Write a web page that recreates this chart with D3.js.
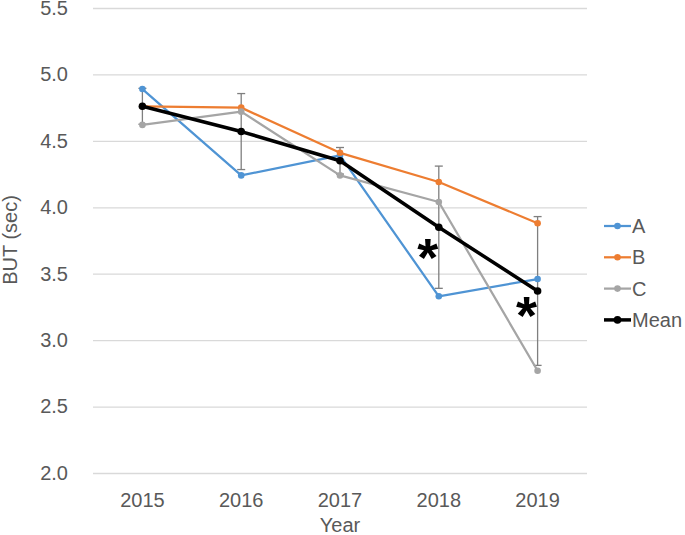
<!DOCTYPE html>
<html><head><meta charset="utf-8">
<script src="https://cdn.jsdelivr.net/npm/d3@7"></script>
<style>body{margin:0;background:#fff;} svg{display:block;} text{font-family:"Liberation Sans",Arial,sans-serif;}</style>
</head><body>
<svg id="c" width="685" height="535"></svg>
<script>
const years = ["2015","2016","2017","2018","2019"];
const seriesA = [4.89, 4.24, 4.39, 3.33, 3.46];
const seriesB = [4.76, 4.75, 4.41, 4.19, 3.88];
const seriesC = [4.62, 4.72, 4.24, 4.04, 2.77];
const seriesMean = [4.76, 4.57, 4.35, 3.85, 3.37];
const meanErr = [0.135, 0.286, 0.10, 0.46, 0.56];
const yTicks = [2.0, 2.5, 3.0, 3.5, 4.0, 4.5, 5.0, 5.5];
const seriesNames = ["A","B","C","Mean"];
const seriesColors = ["#4F94D4","#ED7D31","#A5A5A5","#000000"];
const asterisks = [{year:"2018", v:3.68},{year:"2019", v:3.24}];

const svg = d3.select("#c");
const x = d3.scaleBand().domain(years).range([93,587]);
const xc = d => x(d) + x.bandwidth()/2;
const y = d3.scaleLinear().domain([2,5.5]).range([473,8]);

// gridlines
const yAxis = d3.axisLeft(y).tickValues(yTicks).tickFormat(d3.format(".1f")).tickSize(-(587-93)).tickPadding(25);
const ga = svg.append("g").attr("transform","translate(93,0)").call(yAxis);
ga.select(".domain").remove();
ga.selectAll(".tick line").attr("stroke","#d9d9d9").attr("stroke-width",1.3);
ga.selectAll(".tick text").attr("fill","#595959").attr("font-size",20);

const xAxis = d3.axisBottom(x).tickSize(0).tickPadding(20);
const gx = svg.append("g").attr("transform","translate(0,473)").call(xAxis);
gx.select(".domain").remove();
gx.selectAll(".tick text").attr("fill","#595959").attr("font-size",20);

svg.append("text").attr("x",340).attr("y",532).attr("text-anchor","middle")
  .attr("fill","#595959").attr("font-size",20).text("Year");
svg.append("text").attr("transform","translate(17,240) rotate(-90)").attr("text-anchor","middle")
  .attr("fill","#595959").attr("font-size",20).text("BUT (sec)");

// error bars
const eb = svg.append("g").attr("stroke","#7f7f7f").attr("stroke-width",1.3);
years.forEach((yr,i)=>{
  const cx = xc(yr), t = y(seriesMean[i]+meanErr[i]), b = y(seriesMean[i]-meanErr[i]);
  eb.append("line").attr("x1",cx).attr("x2",cx).attr("y1",t).attr("y2",b);
  eb.append("line").attr("x1",cx-4).attr("x2",cx+4).attr("y1",t).attr("y2",t);
  eb.append("line").attr("x1",cx-4).attr("x2",cx+4).attr("y1",b).attr("y2",b);
});

const allSeries = [seriesA, seriesB, seriesC, seriesMean];
const line = d3.line().x((d,i)=>xc(years[i])).y(d=>y(d));
allSeries.forEach((s,k)=>{
  const w = k===3 ? 3.5 : 2.25;
  svg.append("path").datum(s).attr("d",line).attr("fill","none")
    .attr("stroke",seriesColors[k]).attr("stroke-width",w).attr("stroke-linejoin","round");
  svg.append("g").selectAll("circle").data(s).join("circle")
    .attr("cx",(d,i)=>xc(years[i])).attr("cy",d=>y(d)).attr("r",k===3?3.8:3.3)
    .attr("fill",seriesColors[k]);
});

// asterisks
svg.append("g").selectAll("text").data(asterisks).join("text")
  .attr("x",d=>xc(d.year)-11).attr("y",d=>y(d.v)+26).attr("text-anchor","middle")
  .attr("font-size",54).attr("font-weight","bold").attr("fill","#000").text("*");

// legend
const lg = svg.append("g");
seriesNames.forEach((n,k)=>{
  const ly = 226 + k*31.3;
  lg.append("line").attr("x1",604).attr("x2",631).attr("y1",ly).attr("y2",ly)
    .attr("stroke",seriesColors[k]).attr("stroke-width",k===3?3.5:2.25);
  lg.append("circle").attr("cx",617.5).attr("cy",ly).attr("r",k===3?3.8:3.3).attr("fill",seriesColors[k]);
  lg.append("text").attr("x",632).attr("y",ly+7).attr("font-size",20).attr("fill","#595959").text(n);
});
</script>
</body></html>
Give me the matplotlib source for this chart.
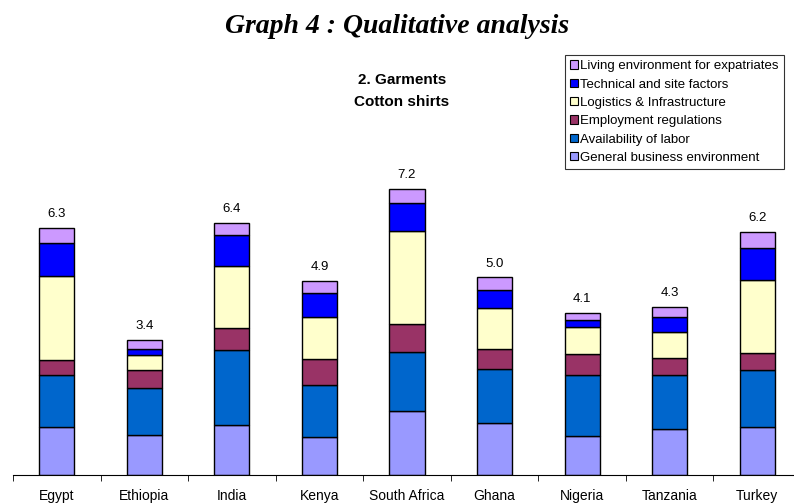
import numpy as np
import matplotlib
matplotlib.use('Agg')
import matplotlib.pyplot as plt
from matplotlib.patches import Patch

# Data
countries = ['Egypt', 'Ethiopia', 'India', 'Kenya', 'South Africa',
             'Ghana', 'Nigeria', 'Tanzania', 'Turkey']
general = [1.22, 1.01, 1.26, 0.97, 1.62, 1.32, 0.99, 1.16, 1.21]
labor = [1.31, 1.18, 1.90, 1.30, 1.49, 1.36, 1.53, 1.38, 1.44]
employment = [0.37, 0.48, 0.55, 0.66, 0.72, 0.51, 0.55, 0.41, 0.43]
logistics = [2.14, 0.38, 1.59, 1.08, 2.34, 1.03, 0.68, 0.67, 1.86]
technical = [0.84, 0.13, 0.78, 0.61, 0.72, 0.46, 0.18, 0.38, 0.80]
living = [0.38, 0.23, 0.30, 0.30, 0.35, 0.32, 0.18, 0.25, 0.41]
totals = [6.3, 3.4, 6.4, 4.9, 7.2, 5.0, 4.1, 4.3, 6.2]

series = [general, labor, employment, logistics, technical, living]
names = ['General business environment', 'Availability of labor',
         'Employment regulations', 'Logistics & Infrastructure',
         'Technical and site factors', 'Living environment for expatriates']
colors = ['#9999FF', '#0066CC', '#993366', '#FFFFCC', '#0000FF', '#CC99FF']

plt.rcParams['font.family'] = ['Liberation Sans', 'DejaVu Sans']

fig = plt.figure(figsize=(7.94, 5.03), dpi=100)
W, H = 794, 503
# axes: left 13px, right 801px (past the edge), baseline at y=475, 39.5 px per unit
ymax = 8.0
ax = fig.add_axes([13 / W, (H - 475) / H, 788 / W, ymax * 39.5 / H])

x = np.arange(len(countries))
bottom = np.zeros(len(countries))
for vals, col in zip(series, colors):
    ax.bar(x, vals, width=0.4, bottom=bottom, color=col,
           edgecolor='black', linewidth=1.0)
    bottom += np.array(vals)

# totals above bars
for xi, top, t in zip(x, bottom, totals):
    ax.text(xi, top + 0.2, '%.1f' % t, ha='center', va='bottom', fontsize=9.5)

ax.set_xlim(-0.5, len(countries) - 0.5)
ax.set_ylim(0, ymax)
ax.set_xticks(x)
ax.set_xticklabels(countries, fontsize=10)
ax.set_xticks(np.arange(len(countries) + 1) - 0.5, minor=True)
ax.tick_params(axis='x', which='major', length=0, pad=10)
ax.tick_params(axis='x', which='minor', length=4, direction='out')
ax.set_yticks([])
for s in ['left', 'right', 'top']:
    ax.spines[s].set_visible(False)

# titles
fig.text(397 / W, 1 - 33 / H, 'Graph 4 : Qualitative analysis',
         family='Liberation Serif', fontsize=20, fontweight='bold',
         style='italic', ha='center', va='baseline')
fig.text(402 / W, 1 - 80 / H, '2. Garments', fontsize=11,
         fontweight='bold', ha='center', va='center')
fig.text(402 / W, 1 - 101.5 / H, 'Cotton shirts', fontsize=11,
         fontweight='bold', ha='center', va='center')

# legend, top series first
handles = [Patch(facecolor=c, edgecolor='black', linewidth=0.8)
           for c in colors[::-1]]
leg = fig.legend(handles, names[::-1], loc='upper left',
                 bbox_to_anchor=(565 / W, 1 - 55 / H), fontsize=9.5,
                 frameon=True, fancybox=False, edgecolor='black',
                 handlelength=0.6, handleheight=0.6, handletextpad=0.15,
                 labelspacing=0.48, borderpad=0.4, borderaxespad=0)
leg.get_frame().set_linewidth(0.8)

plt.savefig('out.png', dpi=100)
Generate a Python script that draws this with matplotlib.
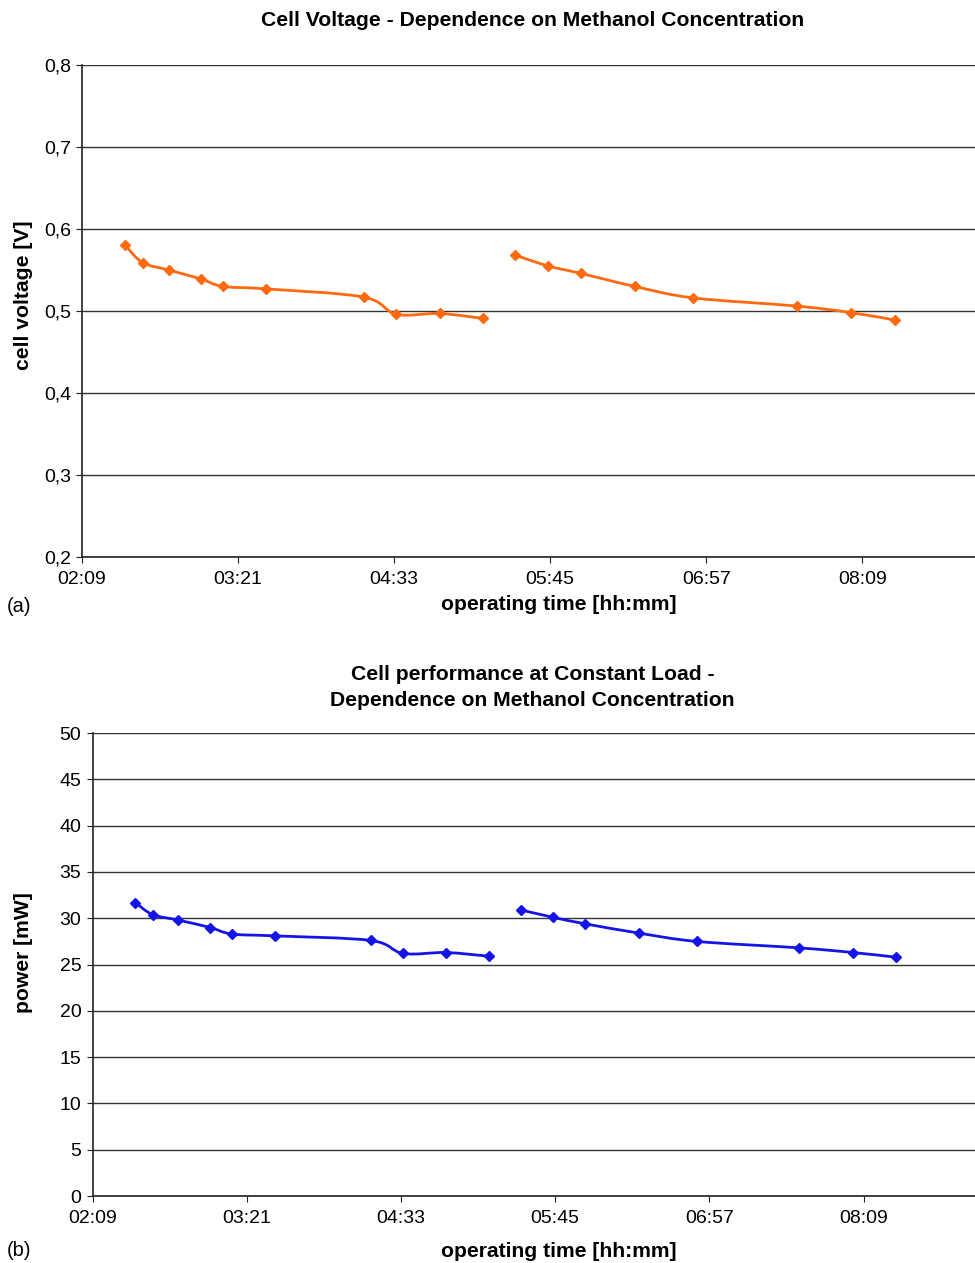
import matplotlib
matplotlib.use("Agg")
import matplotlib.pyplot as plt
from matplotlib.patches import PathPatch
from matplotlib.path import Path
from matplotlib.ticker import FuncFormatter

plt.rcParams["font.family"] = ["Liberation Sans", "DejaVu Sans"]

# operating time of each measurement, two runs separated by a gap
times_run1 = ["02:29", "02:37", "02:49", "03:04", "03:14", "03:34", "04:19", "04:34", "04:54", "05:14"]
times_run2 = ["05:29", "05:44", "05:59", "06:24", "06:51", "07:39", "08:04", "08:24"]

voltage_run1 = [0.580, 0.559, 0.550, 0.539, 0.530, 0.527, 0.517, 0.496, 0.497, 0.491]
voltage_run2 = [0.568, 0.555, 0.546, 0.530, 0.516, 0.506, 0.498, 0.489]

power_run1 = [31.7, 30.4, 29.8, 29.0, 28.3, 28.1, 27.6, 26.2, 26.3, 25.9]
power_run2 = [30.9, 30.1, 29.4, 28.4, 27.5, 26.8, 26.3, 25.8]

x_ticks = ["02:09", "03:21", "04:33", "05:45", "06:57", "08:09"]


def to_min(s):
    h, m = s.split(":")
    return int(h) * 60 + int(m)


def hhmm(v, _pos=None):
    v = int(round(v))
    return f"{v // 60:02d}:{v % 60:02d}"


def smooth_line(ax, xs, ys, color):
    # Excel-style smoothed line: Catmull-Rom segments as cubic Beziers
    pts = list(zip(xs, ys))
    verts = [pts[0]]
    codes = [Path.MOVETO]
    n = len(pts)
    for i in range(n - 1):
        p0 = pts[max(i - 1, 0)]
        p1 = pts[i]
        p2 = pts[i + 1]
        p3 = pts[min(i + 2, n - 1)]
        c1 = (p1[0] + (p2[0] - p0[0]) / 6, p1[1] + (p2[1] - p0[1]) / 6)
        c2 = (p2[0] - (p3[0] - p1[0]) / 6, p2[1] - (p3[1] - p1[1]) / 6)
        verts += [c1, c2, p2]
        codes += [Path.CURVE4] * 3
    ax.add_patch(PathPatch(Path(verts, codes), facecolor="none", edgecolor=color,
                           linewidth=2.0, capstyle="round", joinstyle="round"))
    ax.plot(xs, ys, linestyle="none", marker="D", markersize=4.8, color=color)


def style_axes(ax, ylim, yticks, yfmt):
    ax.set_xlim(to_min("02:09"), to_min("02:09") + 412)
    ax.set_ylim(*ylim)
    ax.set_xticks([to_min(t) for t in x_ticks])
    ax.xaxis.set_major_formatter(FuncFormatter(hhmm))
    ax.set_yticks(yticks)
    ax.yaxis.set_major_formatter(FuncFormatter(yfmt))
    ax.grid(axis="y", color="#333333", linewidth=1.0)
    ax.set_axisbelow(True)
    for side in ("top", "right"):
        ax.spines[side].set_visible(False)
    for side in ("left", "bottom"):
        ax.spines[side].set_color("#222222")
        ax.spines[side].set_linewidth(1.2)
    ax.tick_params(axis="both", labelsize=14, direction="out", length=4,
                   color="#222222", pad=4)
    ax.tick_params(axis="x", pad=6)


fig = plt.figure(figsize=(9.75, 12.63), dpi=100)
bold = dict(fontsize=15.2, fontweight="bold", ha="center", va="center")

# (a) cell voltage
ax1 = fig.add_axes([0.0841, 0.559, 0.9159, 0.3895])
for t, v in ((times_run1, voltage_run1), (times_run2, voltage_run2)):
    smooth_line(ax1, [to_min(s) for s in t], v, "#FF6A10")
style_axes(ax1, (0.2, 0.8), [0.2, 0.3, 0.4, 0.5, 0.6, 0.7, 0.8],
           lambda v, p: f"{v:.1f}".replace(".", ","))
fig.text(0.546, 0.984, "Cell Voltage - Dependence on Methanol Concentration", **bold)
fig.text(0.024, 0.766, "cell voltage [V]", rotation=90, **bold)
fig.text(0.573, 0.521, "operating time [hh:mm]", **bold)
fig.text(0.019, 0.520, "(a)", ha="center", va="center", fontsize=14.5)

# (b) power at constant load
ax2 = fig.add_axes([0.0949, 0.053, 0.9051, 0.3666])
for t, p in ((times_run1, power_run1), (times_run2, power_run2)):
    smooth_line(ax2, [to_min(s) for s in t], p, "#1414E6")
style_axes(ax2, (0, 50), list(range(0, 51, 5)), lambda v, p: f"{v:.0f}")
fig.text(0.546, 0.4555, "Cell performance at Constant Load -\nDependence on Methanol Concentration",
         linespacing=1.5, **bold)
fig.text(0.024, 0.246, "power [mW]", rotation=90, **bold)
fig.text(0.573, 0.009, "operating time [hh:mm]", **bold)
fig.text(0.019, 0.010, "(b)", ha="center", va="center", fontsize=14.5)

fig.savefig("out.png", dpi=100)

▶ **Exercise brief**
Only lines with the word "that" are wanted, so copy each one from the records.

▶ **Correct result**
Write a web page that recreates this chart with D3.js.
Generate a Python script that draws this with matplotlib.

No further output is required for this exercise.